「月の光」などの作品で知られるフランスを代表する作曲家、クロード・ドビュッシーは、今年が没後100年のメモリアルイヤーにあたっており、世界中で彼の作品の演奏や研究が発表されています。今回は、そんな彼の転機となった時期の作品、「弦楽四重奏曲」を取り上げましょう。
ワーグナーを気に入っていたが...
フランス、パリ郊外に1862年に生まれたドビュッシーは、10歳で名門パリ音楽院に入学し、そこで12年間学びました。音楽院の作曲家を目指す学生たちにとって登竜門とされるローマ大賞を受賞し、音楽院生活を終え、副賞としてローマへ2年留学をしましたが、イタリアにはあまりなじめなかったようです。

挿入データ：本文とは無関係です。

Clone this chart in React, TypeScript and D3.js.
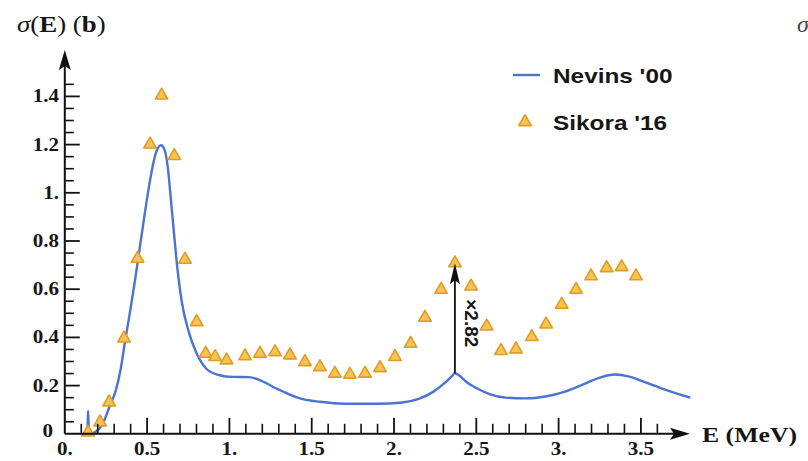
import React from "react";
import * as d3 from "d3";

// Nevins '00 cross section curve (E in MeV, sigma in b)
const nevinsE = [
  0.138, 0.142, 0.146, 0.17, 0.19, 0.23, 0.27, 0.31, 0.34, 0.365, 0.395, 0.425,
  0.455, 0.485, 0.515, 0.54, 0.565, 0.585, 0.605, 0.625, 0.645, 0.665, 0.685,
  0.71, 0.75, 0.8, 0.86, 0.94, 1.02, 1.12, 1.2, 1.28, 1.36, 1.44, 1.55, 1.7,
  1.9, 2.05, 2.15, 2.24, 2.31, 2.35, 2.37, 2.4, 2.44, 2.5, 2.58, 2.68, 2.8,
  2.92, 3.04, 3.15, 3.25, 3.34, 3.43, 3.52, 3.62, 3.72, 3.8,
];
const nevinsSigma = [
  0.0, 0.095, 0.004, 0.003, 0.01, 0.04, 0.11, 0.18, 0.27, 0.38, 0.5, 0.63,
  0.77, 0.91, 1.04, 1.13, 1.185, 1.197, 1.18, 1.11, 0.97, 0.82, 0.68, 0.55,
  0.43, 0.335, 0.27, 0.243, 0.236, 0.235, 0.218, 0.19, 0.165, 0.145, 0.133,
  0.125, 0.125, 0.13, 0.145, 0.175, 0.212, 0.238, 0.251, 0.24, 0.215, 0.19,
  0.165, 0.15, 0.147, 0.155, 0.175, 0.205, 0.233, 0.246, 0.237, 0.215, 0.19,
  0.167, 0.15,
];

// Sikora '16 measured points
const sikoraE = [
  0.141, 0.214, 0.269, 0.36, 0.442, 0.518, 0.588, 0.665, 0.73, 0.801, 0.856,
  0.913, 0.983, 1.095, 1.186, 1.277, 1.368, 1.459, 1.55, 1.641, 1.732, 1.824,
  1.915, 2.006, 2.101, 2.188, 2.286, 2.37, 2.468, 2.563, 2.65, 2.741, 2.837,
  2.924, 3.019, 3.106, 3.197, 3.292, 3.383, 3.47,
];
const sikoraSigma = [
  0.006, 0.048, 0.131, 0.396, 0.727, 1.201, 1.404, 1.153, 0.723, 0.464, 0.333,
  0.319, 0.305, 0.322, 0.333, 0.339, 0.326, 0.298, 0.277, 0.25, 0.246, 0.25,
  0.273, 0.319, 0.374, 0.482, 0.598, 0.708, 0.612, 0.446, 0.344, 0.351, 0.402,
  0.454, 0.536, 0.598, 0.654, 0.688, 0.692, 0.654,
];

// Scaling annotation at the 2.37 MeV peak
const peakE = 2.37;
const peakSigma = 0.251;
const peakFactor = 2.82;

const xTickValues = [0, 0.5, 1, 1.5, 2, 2.5, 3, 3.5];
const xTickLabels = ["0.", "0.5", "1.", "1.5", "2.", "2.5", "3.", "3.5"];
const yTickValues = [0, 0.2, 0.4, 0.6, 0.8, 1, 1.2, 1.4];
const yTickLabels = ["0", "0.2", "0.4", "0.6", "0.8", "1.", "1.2", "1.4"];

const seriesNames = ["Nevins '00", "Sikora '16"];

const W = 808;
const H = 461;
const BLUE = "#4a74d0";
const ORANGE = "#e19c24";
const SX = 1.17; // horizontal stretch of lettering
const serif = "'Liberation Serif', 'DejaVu Serif', serif";
const sans = "'Liberation Sans', Arial, sans-serif";

function SText({
  x,
  y,
  anchor = "start",
  size,
  family,
  weight = "bold",
  sx = SX,
  children,
}: any) {
  return (
    <text
      transform={`translate(${x},${y}) scale(${sx},1)`}
      textAnchor={anchor}
      fontSize={size}
      fontFamily={family}
      fontWeight={weight}
      fill="#161616"
    >
      {children}
    </text>
  );
}

export default function App() {
  const x = d3.scaleLinear().domain([0, 3.5]).range([64.8, 640.9]);
  const y = d3.scaleLinear().domain([0, 1.4]).range([433.8, 96.4]);

  const x0 = x(0);
  const y0 = y(0);
  const xEnd = 690;
  const yEnd = 50;

  const xMinor = d3.range(1, 37).map((i) => i / 10).filter((v) => Math.abs(v * 2 - Math.round(v * 2)) > 1e-6);
  const yMinor = d3.range(1, 30).map((i) => i / 20).filter((v) => Math.abs(v * 5 - Math.round(v * 5)) > 1e-6);

  const nevins = nevinsE.map((e, i) => [e, nevinsSigma[i]] as [number, number]);
  const line = d3
    .line<[number, number]>()
    .x((d) => x(d[0]))
    .y((d) => y(d[1]))
    .curve(d3.curveMonotoneX);

  const tri = d3.symbol().type(d3.symbolTriangle).size(68)() as string;

  const ax = x(peakE);
  const aTop = y(peakSigma * peakFactor);
  const aBot = y(peakSigma);

  return (
    <svg
      width={W}
      height={H}
      style={{ position: "absolute", left: 0, top: 0, background: "#fff" }}
    >
      <rect width={W} height={H} fill="#fff" />

      {/* title */}
      <text
        transform={`translate(17,32) scale(1.12,1)`}
        fontSize={24}
        fontFamily={serif}
        fill="#161616"
      >
        <tspan fontStyle="italic">σ</tspan>
        <tspan>(</tspan>
        <tspan fontWeight="bold">E</tspan>
        <tspan>) (</tspan>
        <tspan fontWeight="bold">b</tspan>
        <tspan>)</tspan>
      </text>
      {/* neighbouring panel title, cut by the edge */}
      <text
        x={797}
        y={32}
        fontSize={24}
        fontStyle="italic"
        fontFamily={serif}
        fill="#444"
      >
        σ
      </text>

      {/* Nevins curve */}
      <path d={line(nevins) || ""} fill="none" stroke={BLUE} strokeWidth={2.4} strokeLinejoin="round" />

      {/* Sikora points */}
      {sikoraE.map((e, i) => (
        <path
          key={i}
          d={tri}
          transform={`translate(${x(e)},${y(sikoraSigma[i])})`}
          fill="#f6c456"
          stroke={ORANGE}
          strokeWidth={1.6}
          strokeLinejoin="round"
        />
      ))}

      {/* axes */}
      <g stroke="#111" strokeWidth={2}>
        <line x1={x0} y1={y0} x2={xEnd - 14} y2={y0} />
        <line x1={x0} y1={y0} x2={x0} y2={yEnd + 12} />
        {xTickValues.slice(1).map((v) => (
          <line key={"xM" + v} x1={x(v)} x2={x(v)} y1={y0} y2={y0 - 16} strokeWidth={1.8} />
        ))}
        {xMinor.map((v) => (
          <line key={"xm" + v} x1={x(v)} x2={x(v)} y1={y0} y2={y0 - 10} strokeWidth={1.6} />
        ))}
        {yTickValues.slice(1).map((v) => (
          <line key={"yM" + v} x1={x0} x2={x0 + 15} y1={y(v)} y2={y(v)} strokeWidth={1.8} />
        ))}
        {yMinor.map((v) => (
          <line key={"ym" + v} x1={x0} x2={x0 + 9} y1={y(v)} y2={y(v)} strokeWidth={1.6} />
        ))}
      </g>
      <path d={`M${xEnd},${y0} L${xEnd - 20},${y0 - 6} L${xEnd - 16},${y0} L${xEnd - 20},${y0 + 6} Z`} fill="#111" />
      <path d={`M${x0},${yEnd} L${x0 - 6},${yEnd + 20} L${x0},${yEnd + 16} L${x0 + 6},${yEnd + 20} Z`} fill="#111" />

      {/* tick labels */}
      {xTickValues.map((v, i) => (
        <SText key={"xl" + v} x={x(v)} y={455} anchor="middle" size={18} family={serif}>
          {xTickLabels[i]}
        </SText>
      ))}
      {yTickValues.map((v, i) => (
        <SText key={"yl" + v} x={v === 0 ? 53 : 59} y={y(v) + 6 - (v === 0 ? 3 : 0)} anchor="end" size={18} family={serif}>
          {yTickLabels[i]}
        </SText>
      ))}

      {/* x axis title */}
      <text
        transform={`translate(702,442) scale(1.17,1)`}
        fontSize={22}
        fontFamily={serif}
        fontWeight="bold"
        fill="#161616"
      >
        E (MeV)
      </text>

      {/* peak scaling arrow */}
      <line x1={ax} x2={ax} y1={aBot} y2={aTop + 16} stroke="#111" strokeWidth={1.8} />
      <path d={`M${ax},${aTop} L${ax - 5},${aTop + 21} L${ax},${aTop + 17} L${ax + 5},${aTop + 21} Z`} fill="#111" />
      <text
        transform={`translate(${ax + 10},${aTop + 36}) rotate(90)`}
        fontSize={19}
        fontFamily={sans}
        fontWeight="bold"
        fill="#161616"
      >
        {"×" + peakFactor.toFixed(2)}
      </text>

      {/* legend */}
      <line x1={513} x2={540} y1={75} y2={75} stroke={BLUE} strokeWidth={2.4} />
      <SText x={553} y={83} size={21} family={sans} sx={1.16}>
        {seriesNames[0]}
      </SText>
      <path d={tri} transform="translate(525,122)" fill="#f6c456" stroke={ORANGE} strokeWidth={1.6} strokeLinejoin="round" />
      <SText x={553} y={130} size={21} family={sans} sx={1.16}>
        {seriesNames[1]}
      </SText>
    </svg>
  );
}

名誉あるローマ大賞を得たものの、作曲家としてはまだ無名で、裕福ではなかったドビュッシーは、最優秀ではなかったもののピアノ科も卒業していたので、ピアノ演奏などのアルバイトをして食いつないでいました。また、当時のパリは絵画・文学など他分野の芸術が万国博覧会などの刺激もあり一挙に花開いた時代で、ドビュッシーはそういった、異なる分野の芸術家たちとも交流を持ち、刺激を受けました。いわゆる「サロン文化」の真っただ中にいたわけです。

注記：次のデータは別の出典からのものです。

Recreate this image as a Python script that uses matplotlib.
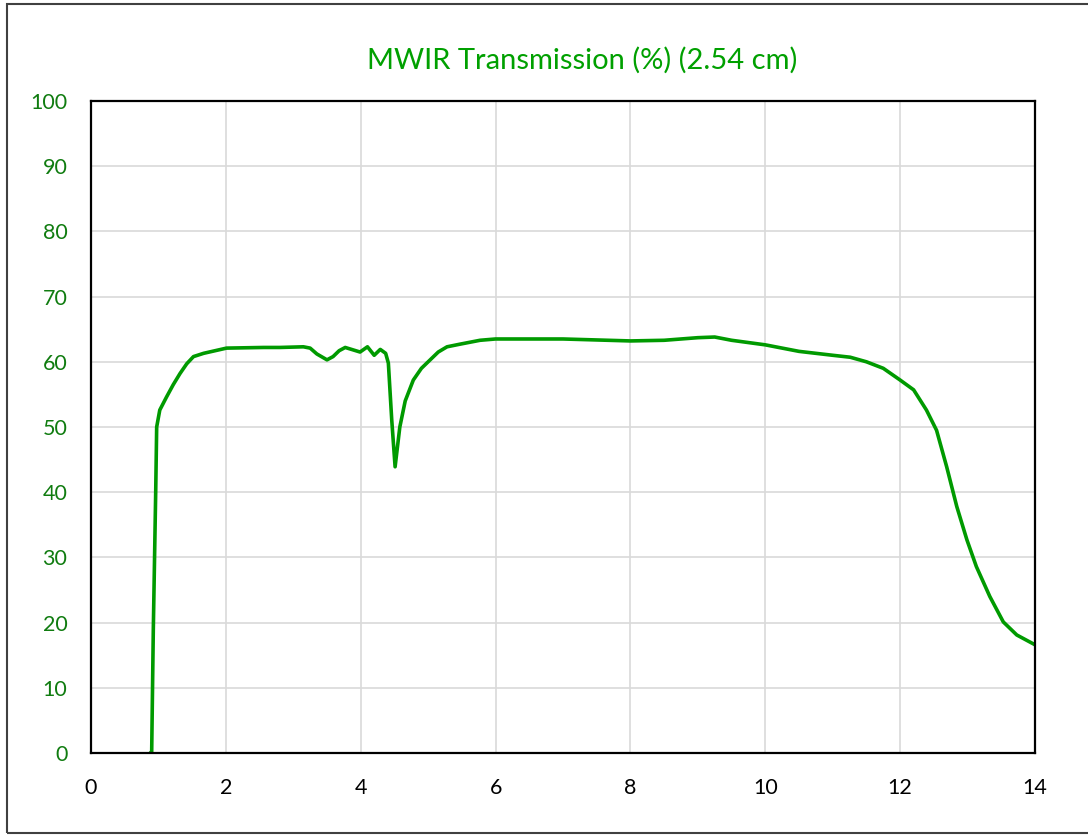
import matplotlib
matplotlib.use("Agg")
import matplotlib.pyplot as plt
from matplotlib.patches import Rectangle

wavelength = [0.88, 0.90, 0.924, 0.96, 0.974, 1.02, 1.12, 1.22, 1.32, 1.42, 1.52, 1.67, 2.01, 2.56,
              2.80, 3.15, 3.25, 3.35, 3.50, 3.59, 3.68, 3.77, 3.99, 4.10, 4.20, 4.29, 4.37,
              4.41, 4.46, 4.51, 4.58, 4.66, 4.78, 4.90, 5.03, 5.15, 5.28, 5.47, 5.77, 6.0, 7.0, 8.0,
              8.5, 9.0, 9.25, 9.5, 10.0, 10.5, 11.0, 11.26, 11.5, 11.75, 12.0, 12.2,
              12.39, 12.54, 12.69, 12.84, 12.99, 13.13, 13.33, 13.53, 13.73, 14.0]
transmission = [0.0, 0.2, 18.9, 40.3, 50.0, 52.6, 54.6, 56.5, 58.2, 59.7, 60.8, 61.3, 62.1, 62.2,
                62.2, 62.3, 62.1, 61.2, 60.3, 60.8, 61.7, 62.2, 61.5, 62.3, 61.0, 61.9, 61.3,
                59.8, 51.1, 43.9, 50.0, 54.0, 57.2, 59.0, 60.3, 61.5, 62.3, 62.7, 63.3, 63.5, 63.5, 63.2,
                63.3, 63.7, 63.8, 63.3, 62.6, 61.6, 61.0, 60.7, 60.0, 59.0, 57.2, 55.7,
                52.6, 49.5, 43.9, 37.8, 32.7, 28.6, 24.0, 20.1, 18.1, 16.6]

x_ticks = [0, 2, 4, 6, 8, 10, 12, 14]
y_ticks = [0, 10, 20, 30, 40, 50, 60, 70, 80, 90, 100]

LINE = "#009A00"
TITLE = "#00A000"
YLAB = "#107C10"
GRID = "#D9D9D9"

plt.rcParams["font.family"] = ["Lato", "DejaVu Sans"]

fig = plt.figure(figsize=(10.88, 8.36), dpi=100)
ax = fig.add_axes([91 / 1088, 1 - 753 / 836, (1035 - 91) / 1088, (753 - 101) / 836])

ax.plot(wavelength, transmission, color=LINE, linewidth=2.6,
        solid_capstyle="round", solid_joinstyle="round")

ax.set_xlim(0, 14)
ax.set_ylim(0, 100)
ax.set_xticks(x_ticks)
ax.set_yticks(y_ticks)
ax.grid(True, color=GRID, linewidth=1.2)
ax.set_axisbelow(True)
ax.tick_params(axis="both", length=0, labelsize=15.5)
ax.tick_params(axis="x", pad=18, colors="black")
ax.tick_params(axis="y", pad=17, labelcolor=YLAB)
for s in ax.spines.values():
    s.set_color("black")
    s.set_linewidth(1.6)

fig.text(582 / 1088, 1 - 60 / 836, "MWIR Transmission (%) (2.54 cm)", fontsize=21,
         color=TITLE, ha="center", va="center")

fig.patches.append(Rectangle((7 / 1088, 3 / 836), 1.1, (833 - 4) / 836, transform=fig.transFigure,
                             fill=False, edgecolor="#404040", linewidth=1.5))

fig.savefig("out.png", dpi=100, facecolor="white")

音楽院時代からドビュッシーは作品を書き始めていたものの、若いころのドビュッシーは、まだまだ自分の個性を確立できずにいました。19世紀ヨーロッパの音楽家が軒並み影響を受けたドイツのオペラ作曲家、リヒャルト・ワーグナーのことをドビュッシーもかなり気に入っていて、その作曲法から学ぶことも多かったようです。

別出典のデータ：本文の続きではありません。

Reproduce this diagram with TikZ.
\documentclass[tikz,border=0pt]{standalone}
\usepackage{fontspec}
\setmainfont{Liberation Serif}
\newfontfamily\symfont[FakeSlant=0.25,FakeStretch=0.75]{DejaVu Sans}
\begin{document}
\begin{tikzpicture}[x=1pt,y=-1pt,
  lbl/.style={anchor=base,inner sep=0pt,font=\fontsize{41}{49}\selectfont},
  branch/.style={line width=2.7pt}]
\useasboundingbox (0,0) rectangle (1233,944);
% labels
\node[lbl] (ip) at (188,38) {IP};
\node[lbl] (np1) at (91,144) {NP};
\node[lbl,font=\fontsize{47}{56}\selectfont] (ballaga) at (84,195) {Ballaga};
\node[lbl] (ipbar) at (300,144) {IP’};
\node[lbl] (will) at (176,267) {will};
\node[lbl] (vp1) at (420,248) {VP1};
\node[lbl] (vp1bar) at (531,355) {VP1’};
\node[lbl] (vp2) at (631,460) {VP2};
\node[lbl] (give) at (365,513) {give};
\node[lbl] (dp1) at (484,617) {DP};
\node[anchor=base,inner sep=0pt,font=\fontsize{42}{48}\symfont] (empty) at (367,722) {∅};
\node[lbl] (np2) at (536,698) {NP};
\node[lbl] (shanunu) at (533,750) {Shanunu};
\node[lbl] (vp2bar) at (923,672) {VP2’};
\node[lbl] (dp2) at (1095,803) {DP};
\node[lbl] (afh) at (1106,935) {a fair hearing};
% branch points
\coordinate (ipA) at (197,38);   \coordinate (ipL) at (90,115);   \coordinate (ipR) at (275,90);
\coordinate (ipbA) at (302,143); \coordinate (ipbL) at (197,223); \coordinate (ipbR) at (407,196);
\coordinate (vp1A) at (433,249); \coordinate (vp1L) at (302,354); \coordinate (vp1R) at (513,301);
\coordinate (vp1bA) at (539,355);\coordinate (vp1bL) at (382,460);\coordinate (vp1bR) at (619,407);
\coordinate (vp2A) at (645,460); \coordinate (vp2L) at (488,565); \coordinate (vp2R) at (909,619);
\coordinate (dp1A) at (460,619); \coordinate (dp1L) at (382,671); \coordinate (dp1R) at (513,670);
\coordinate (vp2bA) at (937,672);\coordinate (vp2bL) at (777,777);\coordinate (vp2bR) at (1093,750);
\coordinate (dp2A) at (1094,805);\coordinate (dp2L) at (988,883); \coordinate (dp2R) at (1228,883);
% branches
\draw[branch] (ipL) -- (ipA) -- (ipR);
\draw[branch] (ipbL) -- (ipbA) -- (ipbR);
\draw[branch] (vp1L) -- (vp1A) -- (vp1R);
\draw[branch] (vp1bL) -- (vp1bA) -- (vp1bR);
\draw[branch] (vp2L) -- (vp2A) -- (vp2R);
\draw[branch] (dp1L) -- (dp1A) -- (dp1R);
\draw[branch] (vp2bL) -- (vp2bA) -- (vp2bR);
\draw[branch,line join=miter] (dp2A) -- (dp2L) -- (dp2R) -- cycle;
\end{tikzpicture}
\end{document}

ところが、1888年、89年と、ワーグナーの聖地であるバイロイト(彼の作品だけを上演する歌劇場があります。)を訪れたドビュッシーは、次第に違和感を覚えるようになります。音楽が饒舌すぎて、押しつけがましい...そう感じるようになったのです。ちょうどそれは「ドイツ」と「フランス」の美的センスの違いにも通じることでしたが、ドビュッシーは、これを機にアンチ・ワーグナーとなり、自分自身の中に美の源泉をもとめ、かつ自分の語法で語ることを模索し始めるのです。